Ideological commitments blind a person from the real world since they start with hypotheses rather than facts. In the case of the JEDI framework, the foundational assumption is that disparity of outcomes is always the result of discrimination. Adopting this false assumption in the JEDI ideology into the intuitional plan will create a blind spot in the university and ultimately lead UT-Tyler to be irresponsible with its mission. UT-Tyler should reject the JEDI commitment from its strategic plan so that it can do everything it can to be faithful to its mission. 

Though the JEDI framework sounds like it upholds traditionally noble ideals, in fact it means something quite different. Though the JEDI framework says "justice", it does not mean a traditional as recognition of what is right, such as acknowledgment of inalienable individual rights and the individual's inherent dignity. Instead, it means equalizing outcomes among identity groups. 

When JEDI speaks of “inclusion”, it does not mean merely wanting to welcome others regardless of eccentricity or treating others charitably. Instead, it means seeing others through the lens of power dynamics and excluding any person or influence who could make traditionally marginalized identity groups uncomfortable. (Think “safe spaces”.) 

The JEDI framework means having a totally different orientation to the world while still using some of the same words. It looks familiar and harmless, but in fact, it is quite foreign and revolutionary. 

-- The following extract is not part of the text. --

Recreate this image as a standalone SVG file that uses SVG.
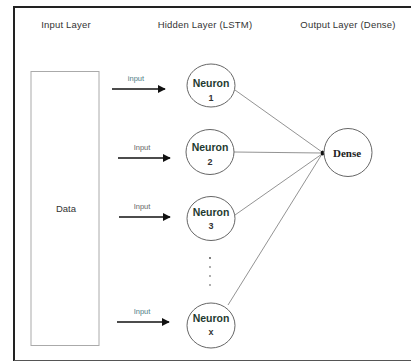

The JEDI orientation is an ideology, a system built on someone's idea about how the world works rather than a disciplined approach to facts and evidence. It is by definition disconnected from the real world. Ideologies create blind spots in the adherent's mind. They disorient the individual and, more importantly, preclude important facts and evidence that could challenge the ideology's conclusions. 

UT-Tyler's adoption of the JEDI ideology will be no different. The university will misdiagnose situations and erroneously prescribe solutions that won't work for its students as a result of its ideological conformity. How can the university justifiably say it is doing everything it can to be responsible to its mission when it blinds itself to a whole host of evidence that could lead to effective solutions? 

On this path, UT-Tyler will eventually fail in its mission due to its failure to adhere to truths about the real world. This university will become obsolete since, at some point, it will no longer conform to the real world. 

The University should remain open to all facts and evidence, and to the conclusions to which they lead, rather than consign itself wholesale to ideology. Only by adherence to the truth that the university can be a successful --and responsibly--steward fits resources, history and mission. 

UT-Tyler should reject the JEDI commitment from its strategic plan.